= Task goal =
Begin with the line that contains "What D3.js code" and end with the line that contains "0,5,10,15,20,25,30,35,40,45,50,55,60,65,70,75,80,85,90];", transcribing exactly each line in that stretch and no other.

= Records provided =
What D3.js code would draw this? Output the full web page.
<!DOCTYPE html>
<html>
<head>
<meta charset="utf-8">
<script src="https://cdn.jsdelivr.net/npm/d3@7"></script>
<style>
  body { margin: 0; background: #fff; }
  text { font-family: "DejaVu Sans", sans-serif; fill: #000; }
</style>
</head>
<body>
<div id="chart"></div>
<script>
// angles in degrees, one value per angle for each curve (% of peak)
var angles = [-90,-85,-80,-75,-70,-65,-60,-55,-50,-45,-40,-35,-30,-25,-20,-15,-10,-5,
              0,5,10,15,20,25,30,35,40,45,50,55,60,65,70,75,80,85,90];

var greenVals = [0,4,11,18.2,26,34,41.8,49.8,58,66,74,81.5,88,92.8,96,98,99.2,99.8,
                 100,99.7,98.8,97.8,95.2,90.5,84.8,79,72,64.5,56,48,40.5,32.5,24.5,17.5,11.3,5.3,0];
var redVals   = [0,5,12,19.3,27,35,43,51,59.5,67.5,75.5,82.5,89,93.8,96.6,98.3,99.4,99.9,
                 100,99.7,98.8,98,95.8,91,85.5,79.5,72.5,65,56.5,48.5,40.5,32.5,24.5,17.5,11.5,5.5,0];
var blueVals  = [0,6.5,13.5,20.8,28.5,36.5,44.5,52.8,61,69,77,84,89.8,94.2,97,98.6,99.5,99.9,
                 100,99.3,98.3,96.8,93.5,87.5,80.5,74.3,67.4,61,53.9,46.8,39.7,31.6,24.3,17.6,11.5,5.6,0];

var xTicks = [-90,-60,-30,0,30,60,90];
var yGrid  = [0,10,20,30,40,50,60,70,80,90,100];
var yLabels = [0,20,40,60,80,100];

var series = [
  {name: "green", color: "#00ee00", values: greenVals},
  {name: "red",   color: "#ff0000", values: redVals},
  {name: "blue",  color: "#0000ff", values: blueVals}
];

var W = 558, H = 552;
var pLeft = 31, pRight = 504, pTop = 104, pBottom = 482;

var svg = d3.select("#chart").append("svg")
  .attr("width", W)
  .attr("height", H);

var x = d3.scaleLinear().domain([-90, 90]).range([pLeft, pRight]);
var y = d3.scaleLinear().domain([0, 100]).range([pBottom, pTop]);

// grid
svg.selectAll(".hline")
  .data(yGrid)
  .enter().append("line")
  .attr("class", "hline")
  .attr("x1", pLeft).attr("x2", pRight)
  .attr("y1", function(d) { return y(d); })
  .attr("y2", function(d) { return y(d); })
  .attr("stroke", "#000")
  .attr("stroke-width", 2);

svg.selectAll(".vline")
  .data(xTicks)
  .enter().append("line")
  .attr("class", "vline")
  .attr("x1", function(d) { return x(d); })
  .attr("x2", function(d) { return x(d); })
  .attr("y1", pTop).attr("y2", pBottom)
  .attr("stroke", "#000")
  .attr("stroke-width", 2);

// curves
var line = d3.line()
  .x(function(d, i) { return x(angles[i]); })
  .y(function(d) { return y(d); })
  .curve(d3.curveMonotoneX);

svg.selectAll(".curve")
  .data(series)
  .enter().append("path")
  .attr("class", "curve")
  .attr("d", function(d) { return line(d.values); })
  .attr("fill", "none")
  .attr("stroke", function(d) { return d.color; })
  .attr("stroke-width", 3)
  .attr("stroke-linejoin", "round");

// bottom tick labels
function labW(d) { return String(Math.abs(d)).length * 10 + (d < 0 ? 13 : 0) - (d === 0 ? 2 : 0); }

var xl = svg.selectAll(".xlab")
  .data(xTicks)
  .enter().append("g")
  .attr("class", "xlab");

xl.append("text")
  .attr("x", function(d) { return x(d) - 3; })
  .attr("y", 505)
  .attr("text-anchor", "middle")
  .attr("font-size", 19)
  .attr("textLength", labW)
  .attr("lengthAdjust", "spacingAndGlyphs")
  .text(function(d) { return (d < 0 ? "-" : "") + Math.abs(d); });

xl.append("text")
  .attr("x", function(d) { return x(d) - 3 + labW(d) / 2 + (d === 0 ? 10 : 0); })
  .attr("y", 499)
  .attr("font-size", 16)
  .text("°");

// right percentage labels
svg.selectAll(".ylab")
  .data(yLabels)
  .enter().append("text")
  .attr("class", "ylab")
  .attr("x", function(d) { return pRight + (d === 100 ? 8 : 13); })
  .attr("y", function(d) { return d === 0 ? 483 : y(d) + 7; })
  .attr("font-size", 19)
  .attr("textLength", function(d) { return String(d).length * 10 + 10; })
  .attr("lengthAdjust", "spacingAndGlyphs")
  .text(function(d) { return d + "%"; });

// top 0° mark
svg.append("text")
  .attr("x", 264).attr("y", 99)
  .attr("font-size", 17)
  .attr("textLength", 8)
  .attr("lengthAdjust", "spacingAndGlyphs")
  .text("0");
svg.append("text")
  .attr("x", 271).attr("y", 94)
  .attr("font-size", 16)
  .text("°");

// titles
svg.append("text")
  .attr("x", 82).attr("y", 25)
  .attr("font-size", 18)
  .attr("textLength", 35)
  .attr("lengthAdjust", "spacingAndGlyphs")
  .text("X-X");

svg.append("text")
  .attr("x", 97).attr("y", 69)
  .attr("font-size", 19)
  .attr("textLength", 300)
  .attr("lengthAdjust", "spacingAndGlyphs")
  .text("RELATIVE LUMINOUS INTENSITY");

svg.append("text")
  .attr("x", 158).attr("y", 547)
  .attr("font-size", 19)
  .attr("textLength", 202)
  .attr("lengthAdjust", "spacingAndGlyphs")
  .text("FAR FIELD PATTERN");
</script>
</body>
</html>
* * *
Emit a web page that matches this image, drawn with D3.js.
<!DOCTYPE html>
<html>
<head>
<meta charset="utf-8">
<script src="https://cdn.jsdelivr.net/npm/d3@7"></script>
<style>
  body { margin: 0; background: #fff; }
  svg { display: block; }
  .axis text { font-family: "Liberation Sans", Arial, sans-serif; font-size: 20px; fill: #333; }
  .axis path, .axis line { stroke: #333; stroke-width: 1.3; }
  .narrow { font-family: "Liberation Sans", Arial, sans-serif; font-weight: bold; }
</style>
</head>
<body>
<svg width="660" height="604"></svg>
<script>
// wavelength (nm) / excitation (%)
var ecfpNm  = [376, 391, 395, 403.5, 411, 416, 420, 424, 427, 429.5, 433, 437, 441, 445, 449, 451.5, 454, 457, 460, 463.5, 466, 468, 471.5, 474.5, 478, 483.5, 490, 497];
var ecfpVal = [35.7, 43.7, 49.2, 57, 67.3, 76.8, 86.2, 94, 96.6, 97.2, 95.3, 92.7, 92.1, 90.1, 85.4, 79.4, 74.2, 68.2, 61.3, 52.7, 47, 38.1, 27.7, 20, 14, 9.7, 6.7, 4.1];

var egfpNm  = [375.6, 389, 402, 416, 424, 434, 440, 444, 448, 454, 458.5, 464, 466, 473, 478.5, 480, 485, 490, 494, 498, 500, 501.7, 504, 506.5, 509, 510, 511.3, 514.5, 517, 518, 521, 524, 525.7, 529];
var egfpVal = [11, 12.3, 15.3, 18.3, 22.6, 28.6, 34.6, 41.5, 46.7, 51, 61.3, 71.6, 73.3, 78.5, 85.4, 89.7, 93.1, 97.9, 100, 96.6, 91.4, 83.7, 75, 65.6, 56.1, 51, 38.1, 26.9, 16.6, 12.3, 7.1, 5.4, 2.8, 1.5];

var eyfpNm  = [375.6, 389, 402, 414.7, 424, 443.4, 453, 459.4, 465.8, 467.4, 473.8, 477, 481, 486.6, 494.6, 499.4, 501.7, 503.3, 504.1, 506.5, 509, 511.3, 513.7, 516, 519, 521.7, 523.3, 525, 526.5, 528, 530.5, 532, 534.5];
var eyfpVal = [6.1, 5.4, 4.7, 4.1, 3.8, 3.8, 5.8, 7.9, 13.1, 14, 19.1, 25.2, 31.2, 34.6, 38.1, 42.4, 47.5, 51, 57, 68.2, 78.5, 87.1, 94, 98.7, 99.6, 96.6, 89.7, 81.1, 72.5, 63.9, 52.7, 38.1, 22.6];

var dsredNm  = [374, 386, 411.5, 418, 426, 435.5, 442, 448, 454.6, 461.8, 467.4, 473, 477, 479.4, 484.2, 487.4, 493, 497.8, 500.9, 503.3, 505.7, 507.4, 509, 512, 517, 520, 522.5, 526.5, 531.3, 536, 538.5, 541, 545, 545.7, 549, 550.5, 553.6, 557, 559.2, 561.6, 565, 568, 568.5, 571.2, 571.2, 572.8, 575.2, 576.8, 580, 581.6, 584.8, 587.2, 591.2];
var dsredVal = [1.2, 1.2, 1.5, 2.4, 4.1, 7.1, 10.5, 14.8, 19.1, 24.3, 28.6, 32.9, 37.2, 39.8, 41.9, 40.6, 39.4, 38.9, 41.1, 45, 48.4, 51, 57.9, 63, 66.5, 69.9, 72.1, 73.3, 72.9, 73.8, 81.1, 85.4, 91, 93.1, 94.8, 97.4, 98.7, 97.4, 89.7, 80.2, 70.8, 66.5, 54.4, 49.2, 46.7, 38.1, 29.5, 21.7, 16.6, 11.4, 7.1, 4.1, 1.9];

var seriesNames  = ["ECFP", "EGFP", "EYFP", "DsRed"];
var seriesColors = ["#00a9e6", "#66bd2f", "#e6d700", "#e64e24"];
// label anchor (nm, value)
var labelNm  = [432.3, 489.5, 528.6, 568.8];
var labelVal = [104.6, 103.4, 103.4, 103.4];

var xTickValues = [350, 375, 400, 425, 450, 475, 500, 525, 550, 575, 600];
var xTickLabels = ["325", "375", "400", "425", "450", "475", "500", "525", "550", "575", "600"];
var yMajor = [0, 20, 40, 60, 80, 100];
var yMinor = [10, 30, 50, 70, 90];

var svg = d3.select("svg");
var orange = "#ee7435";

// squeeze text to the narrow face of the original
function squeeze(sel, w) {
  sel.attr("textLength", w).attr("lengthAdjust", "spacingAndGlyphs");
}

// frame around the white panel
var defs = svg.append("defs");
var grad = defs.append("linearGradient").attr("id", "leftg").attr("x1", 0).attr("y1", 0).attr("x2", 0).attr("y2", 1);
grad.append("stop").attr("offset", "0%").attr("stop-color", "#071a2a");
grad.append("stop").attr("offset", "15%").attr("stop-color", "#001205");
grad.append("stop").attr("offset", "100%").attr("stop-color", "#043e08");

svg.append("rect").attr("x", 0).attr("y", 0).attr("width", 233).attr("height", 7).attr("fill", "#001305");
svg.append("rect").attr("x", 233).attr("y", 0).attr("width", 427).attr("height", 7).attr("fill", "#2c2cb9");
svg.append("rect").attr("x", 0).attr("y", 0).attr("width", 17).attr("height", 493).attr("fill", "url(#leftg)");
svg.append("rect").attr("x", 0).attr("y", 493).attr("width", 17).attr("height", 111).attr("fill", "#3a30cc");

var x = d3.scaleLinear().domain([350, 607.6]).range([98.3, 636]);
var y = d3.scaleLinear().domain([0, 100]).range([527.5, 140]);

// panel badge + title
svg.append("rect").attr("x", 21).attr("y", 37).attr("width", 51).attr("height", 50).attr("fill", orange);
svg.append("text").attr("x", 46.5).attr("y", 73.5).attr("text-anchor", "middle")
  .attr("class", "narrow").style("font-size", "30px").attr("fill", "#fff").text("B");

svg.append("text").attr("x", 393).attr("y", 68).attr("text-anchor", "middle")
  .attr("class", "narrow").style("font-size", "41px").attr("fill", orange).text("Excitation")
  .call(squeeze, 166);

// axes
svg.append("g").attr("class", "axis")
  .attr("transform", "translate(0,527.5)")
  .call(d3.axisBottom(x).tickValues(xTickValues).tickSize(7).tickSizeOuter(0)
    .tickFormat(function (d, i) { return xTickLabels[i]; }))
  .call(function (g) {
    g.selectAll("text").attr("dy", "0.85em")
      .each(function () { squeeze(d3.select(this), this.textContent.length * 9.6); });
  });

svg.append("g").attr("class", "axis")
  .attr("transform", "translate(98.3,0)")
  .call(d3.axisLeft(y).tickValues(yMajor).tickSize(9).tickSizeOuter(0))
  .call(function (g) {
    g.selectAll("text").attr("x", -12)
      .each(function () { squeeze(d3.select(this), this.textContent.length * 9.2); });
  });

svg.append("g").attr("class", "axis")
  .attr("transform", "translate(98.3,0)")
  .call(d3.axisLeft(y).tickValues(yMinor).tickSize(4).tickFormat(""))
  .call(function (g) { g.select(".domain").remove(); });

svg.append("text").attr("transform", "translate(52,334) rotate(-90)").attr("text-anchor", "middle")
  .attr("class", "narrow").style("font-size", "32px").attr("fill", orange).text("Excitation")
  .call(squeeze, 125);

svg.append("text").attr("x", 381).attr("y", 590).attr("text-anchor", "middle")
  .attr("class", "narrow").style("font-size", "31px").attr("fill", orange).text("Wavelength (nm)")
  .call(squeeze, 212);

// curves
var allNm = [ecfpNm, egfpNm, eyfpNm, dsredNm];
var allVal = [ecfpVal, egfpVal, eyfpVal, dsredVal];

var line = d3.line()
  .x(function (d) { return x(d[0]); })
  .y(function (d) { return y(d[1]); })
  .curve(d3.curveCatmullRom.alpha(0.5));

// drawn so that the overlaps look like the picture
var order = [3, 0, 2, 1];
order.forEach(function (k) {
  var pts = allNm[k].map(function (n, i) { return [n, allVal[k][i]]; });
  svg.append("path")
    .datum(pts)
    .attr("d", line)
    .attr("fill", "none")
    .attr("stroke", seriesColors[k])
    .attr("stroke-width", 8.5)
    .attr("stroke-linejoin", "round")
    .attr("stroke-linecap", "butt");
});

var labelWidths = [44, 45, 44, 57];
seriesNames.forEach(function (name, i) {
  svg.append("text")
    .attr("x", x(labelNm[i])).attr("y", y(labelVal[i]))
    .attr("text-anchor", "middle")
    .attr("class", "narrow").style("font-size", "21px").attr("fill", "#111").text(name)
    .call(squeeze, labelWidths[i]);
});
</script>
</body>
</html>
...
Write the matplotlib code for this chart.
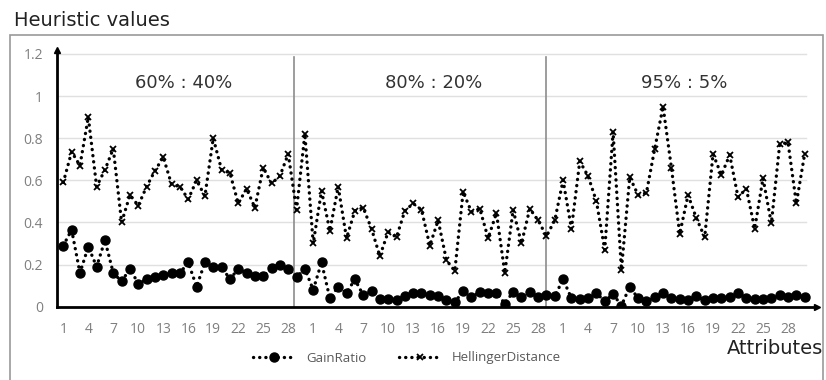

= Solution to this exercise =
What D3.js code would draw this? Output the full web page.
<!DOCTYPE html>
<html>
<head>
<meta charset="utf-8">
<script src="https://cdn.jsdelivr.net/npm/d3@7"></script>
<style>
  body { margin: 0; background: #fff; }
  text { font-family: "DejaVu Sans", sans-serif; fill: #000; }
</style>
</head>
<body>
<div id="chart"></div>
<script>
// angles in degrees, one value per angle for each curve (% of peak)
var angles = [-90,-85,-80,-75,-70,-65,-60,-55,-50,-45,-40,-35,-30,-25,-20,-15,-10,-5,
              0,5,10,15,20,25,30,35,40,45,50,55,60,65,70,75,80,85,90];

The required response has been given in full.